What are survivors and Springfield doing about accused priests?

SPRINGFIELD (IL)
Riverbender

December 26 2018

By Cory Davenport

During a Friday, Dec. 21, 2018, announcement, the Survivors Network of Those Abused by Priests (SNAP) called a press conference to detail five priests with “substantiated” claims of abuse not previously named from the Springfield Diocese – one of whom served in Alton.

The Priests

SNAP named Thomas G. Meyer, who formerly served at the pastor for Sts. Peter and Paul Parish in Alton from 1990-1998, as one of the priests with what SNAP describes as “substantiated” abuse allegations stemming from his previous work at the Minneapolis-St. Paul Archdiocese. SNAP noted no such allegations arose from Meyer’s time as a priest in Illinois, but added the organization “fears he may have hurt Central Illinois children.”

Outside of Alton and Minnesota, Meyer also worked in the Belleville Diocese at St. Henry’s Seminary (1971-1977 with a small gap between 1972-72), King’s House of Retreats (1982-1983) and St. Henry’s Oblate Residence (2007-2012). Meyer died in 2012.

In a release from the Minneapolis-St. Paul Archdiocese, Meyer was in fact named as one of 19 priests acknowledged to have “substantial abuse claims.” He was on the list from the Oblates and Diocese of Duluth as early as 2015 after the diocese was sued under the Child Victims Act in May and June of 2013 – just after Meyers’s death. The diocese filed for Chapter 11 bankruptcy protections in 2015.

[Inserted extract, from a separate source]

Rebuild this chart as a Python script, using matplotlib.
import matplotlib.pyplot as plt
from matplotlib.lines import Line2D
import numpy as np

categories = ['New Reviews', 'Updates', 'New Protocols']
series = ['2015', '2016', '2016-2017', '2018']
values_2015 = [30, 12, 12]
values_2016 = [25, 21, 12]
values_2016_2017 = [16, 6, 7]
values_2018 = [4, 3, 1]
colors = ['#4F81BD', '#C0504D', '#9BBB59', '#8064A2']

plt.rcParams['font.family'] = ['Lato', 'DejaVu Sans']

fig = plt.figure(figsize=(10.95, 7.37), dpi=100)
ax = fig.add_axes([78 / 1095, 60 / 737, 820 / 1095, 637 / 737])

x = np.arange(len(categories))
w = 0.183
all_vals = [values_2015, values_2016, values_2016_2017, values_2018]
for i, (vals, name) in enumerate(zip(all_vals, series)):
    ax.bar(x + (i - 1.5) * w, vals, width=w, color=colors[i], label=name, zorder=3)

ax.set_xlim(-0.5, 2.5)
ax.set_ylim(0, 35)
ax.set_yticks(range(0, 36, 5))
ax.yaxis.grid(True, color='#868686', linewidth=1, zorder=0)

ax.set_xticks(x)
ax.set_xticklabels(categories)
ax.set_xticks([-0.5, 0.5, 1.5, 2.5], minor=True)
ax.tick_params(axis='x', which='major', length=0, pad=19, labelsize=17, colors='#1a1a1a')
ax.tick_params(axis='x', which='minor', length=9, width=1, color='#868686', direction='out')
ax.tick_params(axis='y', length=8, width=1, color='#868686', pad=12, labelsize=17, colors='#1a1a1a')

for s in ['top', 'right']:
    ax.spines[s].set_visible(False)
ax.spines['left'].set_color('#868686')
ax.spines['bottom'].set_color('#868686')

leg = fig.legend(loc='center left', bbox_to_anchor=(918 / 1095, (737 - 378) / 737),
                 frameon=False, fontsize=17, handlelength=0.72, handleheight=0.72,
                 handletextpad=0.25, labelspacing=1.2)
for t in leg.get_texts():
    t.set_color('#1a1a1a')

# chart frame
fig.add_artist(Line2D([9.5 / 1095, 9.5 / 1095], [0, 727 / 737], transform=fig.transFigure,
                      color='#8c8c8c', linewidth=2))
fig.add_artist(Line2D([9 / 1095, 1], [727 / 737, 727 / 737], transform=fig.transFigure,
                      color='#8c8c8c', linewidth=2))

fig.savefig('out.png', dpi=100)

Also named in the Dec. 21 announcement from SNAP was Father Henry Willenborg who was accused of abuse stemming from his time at Our Lady of Angels Franciscan Seminary in Quincy. He is formerly accused of sexually abusing a high school girl and even impregnating an adult parishioner who allegedly came to him for counseling. He moved from Quincy to a treatment center for troubled priests.

Unlike Meyer, Willenborg is still alive, and SNAP believes him to still be a priest somewhere.

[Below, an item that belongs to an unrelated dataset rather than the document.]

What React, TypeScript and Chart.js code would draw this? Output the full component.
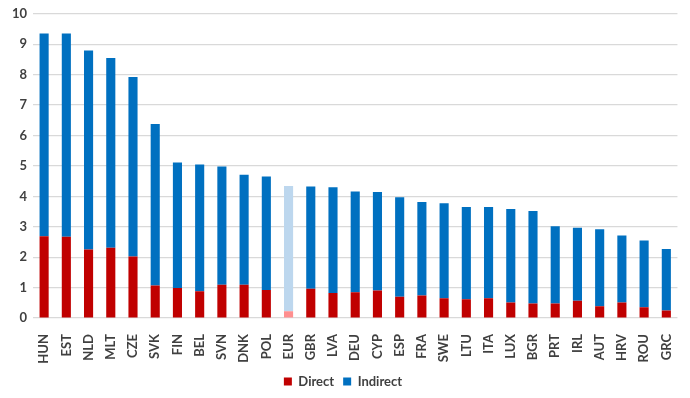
import React, { useEffect, useRef } from "react";
import { Chart, registerables } from "chart.js";

Chart.register(...registerables);

const categories = ["HUN","EST","NLD","MLT","CZE","SVK","FIN","BEL","SVN","DNK","POL","EUR","GBR","LVA","DEU","CYP","ESP","FRA","SWE","LTU","ITA","LUX","BGR","PRT","IRL","AUT","HRV","ROU","GRC"];
const totals = [9.35,9.35,8.79,8.55,7.92,6.38,5.11,5.05,4.98,4.71,4.65,4.34,4.32,4.30,4.16,4.14,3.97,3.81,3.77,3.65,3.65,3.58,3.52,3.02,2.97,2.92,2.71,2.55,2.27];
const direct = [2.69,2.67,2.25,2.31,2.02,1.07,0.99,0.88,1.09,1.09,0.92,0.22,0.96,0.82,0.85,0.90,0.70,0.74,0.65,0.62,0.65,0.51,0.48,0.48,0.57,0.39,0.51,0.35,0.25];
const indirect = totals.map((t, i) => Math.round((t - direct[i]) * 100) / 100);
const highlight = "EUR";
const yTicks = [0,1,2,3,4,5,6,7,8,9,10];

const RED = "#C00000";
const BLUE = "#0070C0";
const LIGHT_RED = "#FF8F8F";
const LIGHT_BLUE = "#BDD7EE";

export default function App() {
  const ref = useRef<HTMLCanvasElement>(null);
  useEffect(() => {
    if (!ref.current) return;
    const font = { family: "Lato, 'Liberation Sans', sans-serif", weight: "bold" as const, size: 13 };
    const chart = new Chart(ref.current, {
      type: "bar",
      data: {
        labels: categories,
        datasets: [
          {
            label: "Direct",
            data: direct,
            backgroundColor: categories.map(c => c === highlight ? LIGHT_RED : RED),
            barPercentage: 0.41,
            categoryPercentage: 1,
          },
          {
            label: "Indirect",
            data: indirect,
            backgroundColor: categories.map(c => c === highlight ? LIGHT_BLUE : BLUE),
            barPercentage: 0.41,
            categoryPercentage: 1,
          },
        ],
      },
      options: {
        animation: false,
        responsive: false,
        maintainAspectRatio: false,
        layout: { padding: { top: 5, right: 4, left: 0, bottom: 0 } },
        plugins: {
          tooltip: { enabled: false },
          legend: {
            position: "bottom",
            labels: {
              boxWidth: 8,
              boxHeight: 8,
              padding: 9,
              color: "#404040",
              font: { ...font, size: 13 },
              generateLabels: () => [
                { text: "Direct", fillStyle: RED, strokeStyle: RED, lineWidth: 0, datasetIndex: 0, fontColor: "#404040" },
                { text: "Indirect", fillStyle: BLUE, strokeStyle: BLUE, lineWidth: 0, datasetIndex: 1, fontColor: "#404040" },
              ] as any,
            },
          },
        },
        scales: {
          x: {
            stacked: true,
            grid: { display: false },
            border: { display: false },
            ticks: {
              color: "#404040",
              font: { ...font, size: 13 },
              minRotation: 90,
              maxRotation: 90,
              autoSkip: false,
              padding: 8,
            },
            afterFit: (s: any) => { s.height = 48; },
          },
          y: {
            stacked: true,
            min: 0,
            max: 10,
            afterBuildTicks: (s: any) => { s.ticks = yTicks.map(v => ({ value: v })); },
            grid: { color: "#D9D9D9", lineWidth: 1.2, drawTicks: false },
            border: { display: false },
            ticks: {
              color: "#404040",
              font: { ...font, size: 13 },
              padding: 6,
            },
            afterFit: (s: any) => { s.width = 33; },
          },
        },
      },
    });
    return () => chart.destroy();
  }, []);
  return (
    <div style={{ position: "absolute", left: 0, top: 0, width: 690, height: 398, background: "#fff" }}>
      <canvas ref={ref} width={690} height={398} style={{ width: 690, height: 398 }} />
    </div>
  );
}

SNAP’s Pursuit of Accountability

“Both clerics, along with Fr. Downey, who is also missing from the list, belong to Catholic religious orders who were given permission to work in the Springfield Diocese by Springfield’s bishops,” the announcement stated. “For that reason, SNAP maintains that the current head of the diocese, Bishop Thomas Paprocki, can and must include religious order clerics on his list of accused wrongdoers, as several other bishops have done. These men may have hurt Central Illinois kids and may still work, visit or live in Central Illinois.”